++++ Excerpted data ++++

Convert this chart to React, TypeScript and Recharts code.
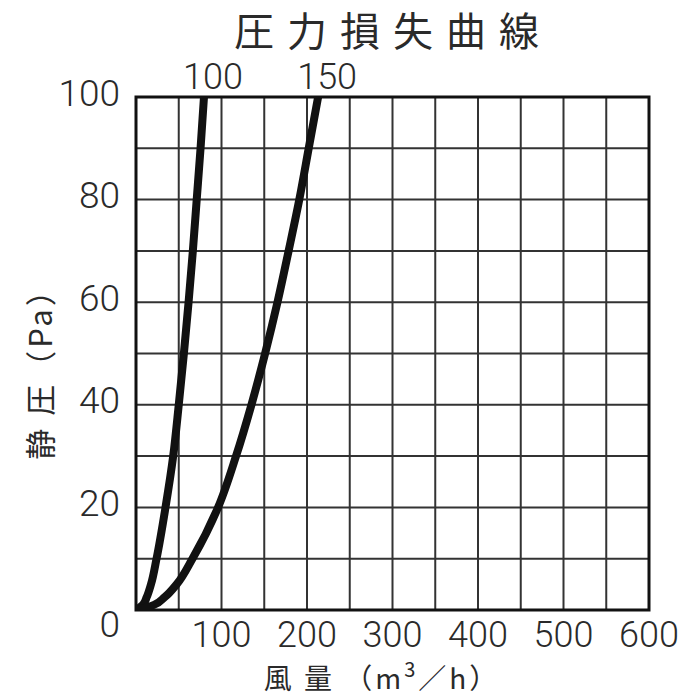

++++
++++ Excerpted data ++++

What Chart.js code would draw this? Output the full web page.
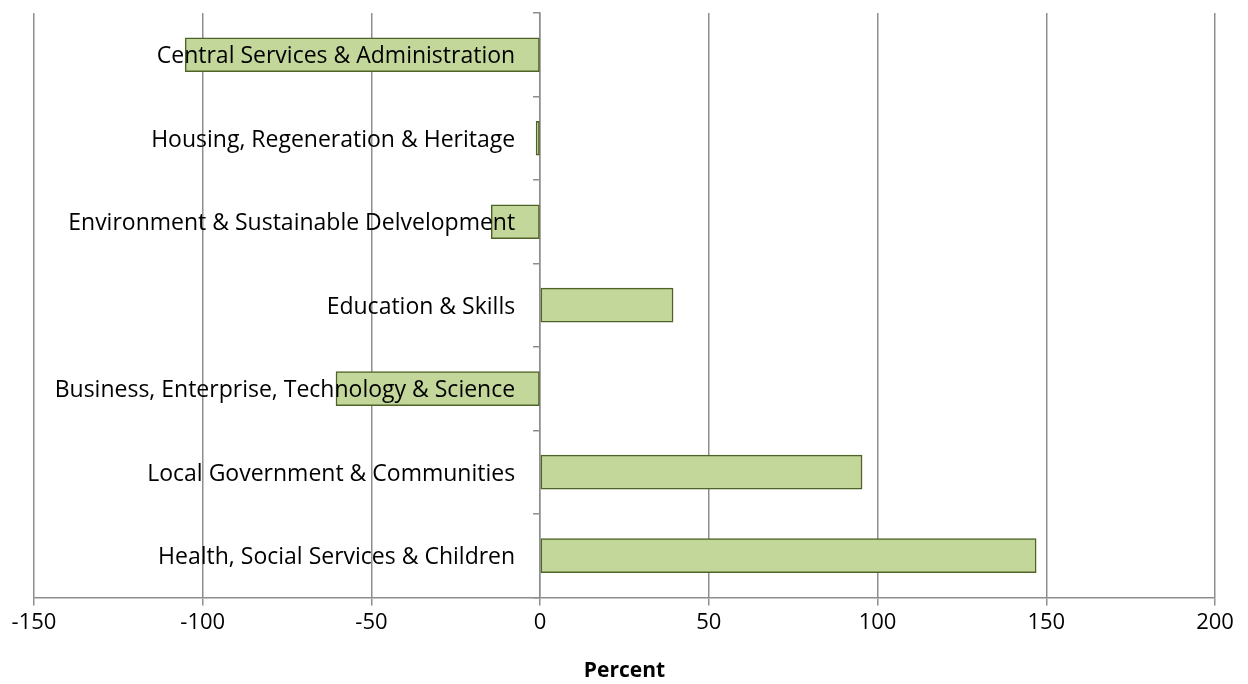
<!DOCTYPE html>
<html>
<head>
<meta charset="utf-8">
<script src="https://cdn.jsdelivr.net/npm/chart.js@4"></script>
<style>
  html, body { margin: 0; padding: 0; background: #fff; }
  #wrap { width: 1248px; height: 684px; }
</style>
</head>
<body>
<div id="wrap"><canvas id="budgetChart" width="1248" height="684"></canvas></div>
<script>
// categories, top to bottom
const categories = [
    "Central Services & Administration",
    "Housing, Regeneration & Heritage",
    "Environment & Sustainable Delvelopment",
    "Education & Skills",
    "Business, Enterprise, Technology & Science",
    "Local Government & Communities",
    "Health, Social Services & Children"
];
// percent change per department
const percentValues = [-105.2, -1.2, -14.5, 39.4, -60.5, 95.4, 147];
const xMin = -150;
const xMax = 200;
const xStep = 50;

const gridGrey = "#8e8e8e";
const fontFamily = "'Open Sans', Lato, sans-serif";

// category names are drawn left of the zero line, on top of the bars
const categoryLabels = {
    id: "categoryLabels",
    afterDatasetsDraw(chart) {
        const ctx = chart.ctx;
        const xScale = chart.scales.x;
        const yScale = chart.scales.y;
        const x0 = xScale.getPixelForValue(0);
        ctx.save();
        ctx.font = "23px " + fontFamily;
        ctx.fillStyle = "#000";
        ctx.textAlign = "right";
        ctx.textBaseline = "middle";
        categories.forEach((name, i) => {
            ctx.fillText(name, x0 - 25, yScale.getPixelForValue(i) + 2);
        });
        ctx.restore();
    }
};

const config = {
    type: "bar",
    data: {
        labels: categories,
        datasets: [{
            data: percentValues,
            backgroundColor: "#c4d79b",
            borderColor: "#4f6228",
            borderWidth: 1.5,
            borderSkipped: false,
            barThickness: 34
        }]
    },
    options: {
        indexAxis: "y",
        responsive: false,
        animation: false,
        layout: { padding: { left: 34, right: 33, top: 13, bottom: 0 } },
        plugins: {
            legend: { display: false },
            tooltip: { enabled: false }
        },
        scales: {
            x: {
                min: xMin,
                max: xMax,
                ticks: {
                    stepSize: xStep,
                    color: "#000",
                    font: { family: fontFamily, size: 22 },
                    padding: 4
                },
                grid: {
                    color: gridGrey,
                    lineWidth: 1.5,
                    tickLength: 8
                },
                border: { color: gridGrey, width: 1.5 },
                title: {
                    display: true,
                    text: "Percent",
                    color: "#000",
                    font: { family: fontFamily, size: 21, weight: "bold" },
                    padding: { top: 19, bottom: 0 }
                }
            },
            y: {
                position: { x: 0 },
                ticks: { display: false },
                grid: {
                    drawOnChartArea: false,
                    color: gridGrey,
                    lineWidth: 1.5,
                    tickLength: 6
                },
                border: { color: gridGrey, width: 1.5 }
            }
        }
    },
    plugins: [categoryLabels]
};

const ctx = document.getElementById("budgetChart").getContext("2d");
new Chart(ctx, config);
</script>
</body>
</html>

++++

Count the lines of the listing above that include the word "this" and state the total with nothing else.

**Solution:**
2